Мы, собственно, думали только проводить девушек до границы и были уверены, что нас завернут. В Словении, насколько мы знали, свой порядок, свои визы – но по шенгенской пропустили без проблем. В Любляне поэтессы мгновенно погрузились в бурную литературную жизнь и начисто про нас, невдохновенных, забыли. Пудис погоревал пятнадцать минут, потом махнул рукой и забыл про них тоже.

Любляна – маленький город, к тому же студенческий, там сразу ясно, что где и что к чему. Мы тут же забурились в эдакий альтернативный центр – собственно, целый квартал. Поели не знающей государственных границ шурпы из котла у арабов в платках, немного поспали в пустом и тихом в такое время хостеле (сперва, по ошибке, сунулись было в специальный корпус для встреч однополых любовников), а вечером уже сидели тут же, по соседству, в антиглобалистском клубе за грубо сбитым столом возле пылающей печки-буржуйки и слушали радикального индустриального диджея, и длинноволосый мужик лет тридцати пяти объяснял нам по-английски, что до восьми часов вечера клуб используется как университет для рабочих, им тут доктора философии из большого, настоящего университета растолковывают механизмы порабощения и новейшие методы борьбы с транснациональным капитализмом. Я посмотрел вокруг: по крайней мере портретов бен Ладена на стенах не было. Зато прямо у стойки бара девушка с истощенным лицом и готично подкрашенными глазами продавала, отрывая от листа, яркие бумажные марки и еще маленькие, аккуратно сложенные бумажные конвертики – вряд ли внутри было средство от насморка. Потом кто-то шуганул ее, я не видел. Мужик попрощался и собрался уходить; напоследок выяснилось, что это был атташе по культуре здешнего французского посольства. Диджей закончил, рассоединял свои аппараты и убирал диски в чехол. Следующий концерт – приезжего джазового авангардиста, знаменитого – начинался через полтора часа, и за билет нужно было платить заново. Мы спросили парня на входе, что тут еще есть в округе, и переместились в рок-бар.

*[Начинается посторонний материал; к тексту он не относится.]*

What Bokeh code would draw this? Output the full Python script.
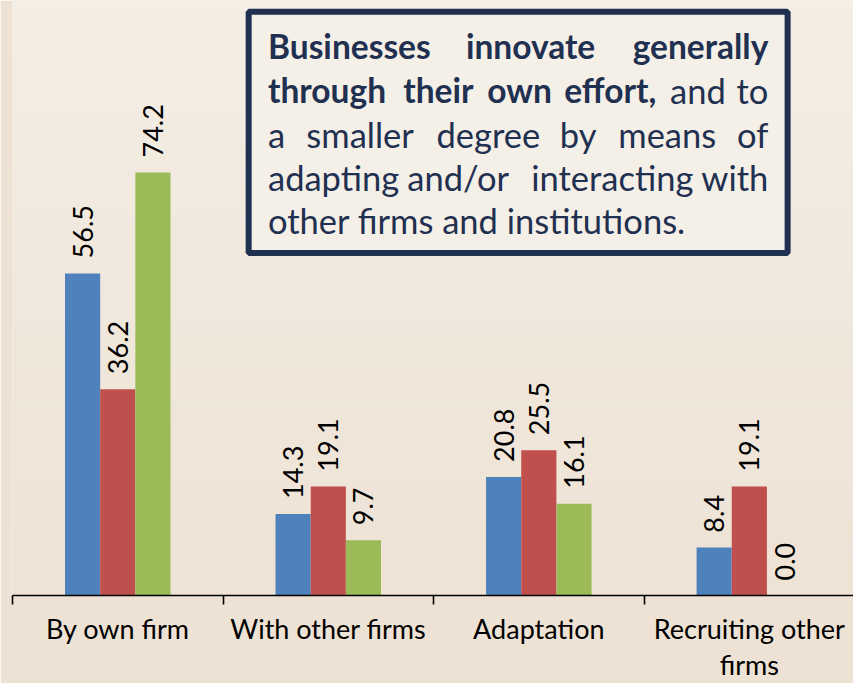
import numpy as np
from bokeh.plotting import figure
from bokeh.models import ColumnDataSource, FixedTicker, LinearAxis, Range1d, BoxAnnotation, Label, LabelSet
from bokeh.core.properties import value
from bokeh.embed import file_html
from bokeh.resources import INLINE

# ---------------- data ----------------
categories = ["By own firm", "With other firms", "Adaptation", "Recruiting other\nfirms"]
series_blue = [56.5, 14.3, 20.8, 8.4]
series_red = [36.2, 19.1, 25.5, 19.1]
series_green = [74.2, 9.7, 16.1, 0.0]
series_values = [series_blue, series_red, series_green]
series_colors = ["#4F81BD", "#C0504D", "#9BBB59"]

# ---------------- layout ----------------
W, H = 853, 683
SX, SY = W / 861.0, H / 691.0          # reference px -> figure px

BORDER_LEFT = 12
FRAME_BOTTOM = 603 * SY                 # axis position in figure px
BORDER_BOTTOM = int(round(H - FRAME_BOTTOM))
FRAME_W = W - BORDER_LEFT
FRAME_H = H - BORDER_BOTTOM
CAT_PX = 212.5 * SX
X_END = FRAME_W / CAT_PX
PX_PER_UNIT = 5.777 * SY
Y_END = FRAME_H / PX_PER_UNIT
BAR_W = 35.5 / 212.5
TEXT_SHIFT = 10                         # baseline correction (px, upward)


def dx(px_ref):
    return (px_ref * SX - BORDER_LEFT) / CAT_PX


def dy(py_ref):
    return (FRAME_H - py_ref * SY) / PX_PER_UNIT


p = figure(width=W, height=H, x_range=Range1d(0, X_END), y_range=Range1d(0, Y_END),
           output_backend="svg", toolbar_location=None,
           x_axis_type=None, y_axis_type=None,
           min_border_left=BORDER_LEFT, min_border_right=0, min_border_top=0,
           min_border_bottom=BORDER_BOTTOM)
p.grid.visible = False
p.outline_line_color = None
p.border_fill_color = "#EDE2D3"
p.background_fill_color = "#F1E9DE"

# subtle vertical gradient background
top_c = np.array([244, 238, 229])
bot_c = np.array([238, 227, 213])
n = 64
t = np.linspace(0, 1, n)[:, None]
cols = (bot_c[None, :] * (1 - t) + top_c[None, :] * t).astype(np.uint32)
img = np.empty((n, 1), dtype=np.uint32)
view = img.view(dtype=np.uint8).reshape((n, 1, 4))
view[:, 0, 0] = cols[:, 0]
view[:, 0, 1] = cols[:, 1]
view[:, 0, 2] = cols[:, 2]
view[:, 0, 3] = 255
p.image_rgba(image=[img], x=0, y=0, dw=X_END, dh=Y_END)

centers = [i + 0.5 for i in range(len(categories))]
for k, (vals, col) in enumerate(zip(series_values, series_colors)):
    xs = [c + (k - 1) * BAR_W for c in centers]
    src = ColumnDataSource(dict(x=xs, top=vals, lab=["%.1f" % v for v in vals]))
    p.vbar(x="x", top="top", bottom=0, width=BAR_W, source=src,
           fill_color=col, line_color=None)
    p.add_layout(LabelSet(x="x", y="top", text="lab", source=src, angle=np.pi / 2,
                          text_align="left", text_baseline="middle", y_offset=15,
                          text_font=value("Lato"), text_font_size="27px",
                          text_color="black"))

# category axis: labels at centres, ticks at category boundaries
ax = LinearAxis(ticker=FixedTicker(ticks=centers, minor_ticks=list(range(len(categories) + 1))),
                major_label_overrides={c: lab for c, lab in zip(centers, categories)})
ax.axis_line_color = "black"
ax.axis_line_width = 1.6
ax.major_tick_line_color = None
ax.major_tick_out = 0
ax.major_tick_in = 0
ax.minor_tick_line_color = "black"
ax.minor_tick_line_width = 1.6
ax.minor_tick_out = 9
ax.minor_tick_in = 0
ax.major_label_text_font = "Lato"
ax.major_label_text_font_size = "27px"
ax.major_label_text_color = "black"
ax.major_label_standoff = 7
ax.major_label_text_line_height = 1.1
p.add_layout(ax, "below")

# text box
NAVY = "#1F3050"
p.add_layout(BoxAnnotation(left=dx(250.5), right=dx(794.5), top=dy(11.5), bottom=dy(256),
                           fill_color="#F4EFE7", fill_alpha=1.0,
                           line_color=NAVY, line_alpha=1.0, line_width=6))

L, R = 270, 775
box_words = [
    # (text, x_ref, baseline_ref, align, bold)
    ("Businesses", L, 56, "left", True),
    ("innovate", 535, 56, "center", True),
    ("generally", R, 56, "right", True),
    ("through", L, 101, "left", True),
    ("their", 442, 101, "center", True),
    ("own", 524, 101, "center", True),
    ("effort,", 615.5, 101, "center", True),
    ("and", 704, 101, "center", False),
    ("to", R, 101, "right", False),
    ("a", L, 146, "left", False),
    ("smaller", 363, 146, "center", False),
    ("degree", 492.5, 146, "center", False),
    ("by", 583, 146, "center", False),
    ("means", 673, 146, "center", False),
    ("of", R, 146, "right", False),
    ("adapting", L, 190, "left", False),
    ("and/or", 462, 190, "center", False),
    ("interacting", 617.5, 190, "center", False),
    ("with", R, 190, "right", False),
    ("other firms and institutions.", L, 233, "left", False),
]
for txt, xp, yp, al, bold in box_words:
    p.add_layout(Label(x=dx(xp), y=dy(yp), y_offset=TEXT_SHIFT, text=txt, text_align=al,
                       text_baseline="alphabetic", text_font="Lato",
                       text_font_size="33.5px" if bold else "34.5px", text_color=NAVY,
                       text_font_style="bold" if bold else "normal"))

open("out.html", "w").write(file_html(p, INLINE))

Он весь был какой-то красно-розовый изнутри. Наверху танцевали. Музыка была старая, не позже восьмидесятых годов, и орала очень громко. За большим столом рядом с нами праздновала день рождения девица отличных рок-н-ролльных форм. Потреблялось здесь, как и положено, в основном пиво. Я-то потом пристрастился в Словении к зеленоватому албанскому коньяку, но его продавали не везде. “Сиськи и пиво, – сказал Пудис. – У меня дома винил Фрэнка Заппы, там есть такая песня. Глупая, но смешная”. В торжественный момент свет в зале погасили, внесли именинный торт. В центре у него горели свечи, а по окружности располагались шесть больших марципановых пенисов. Дальше все долго фотографировали, как именинница их кусает.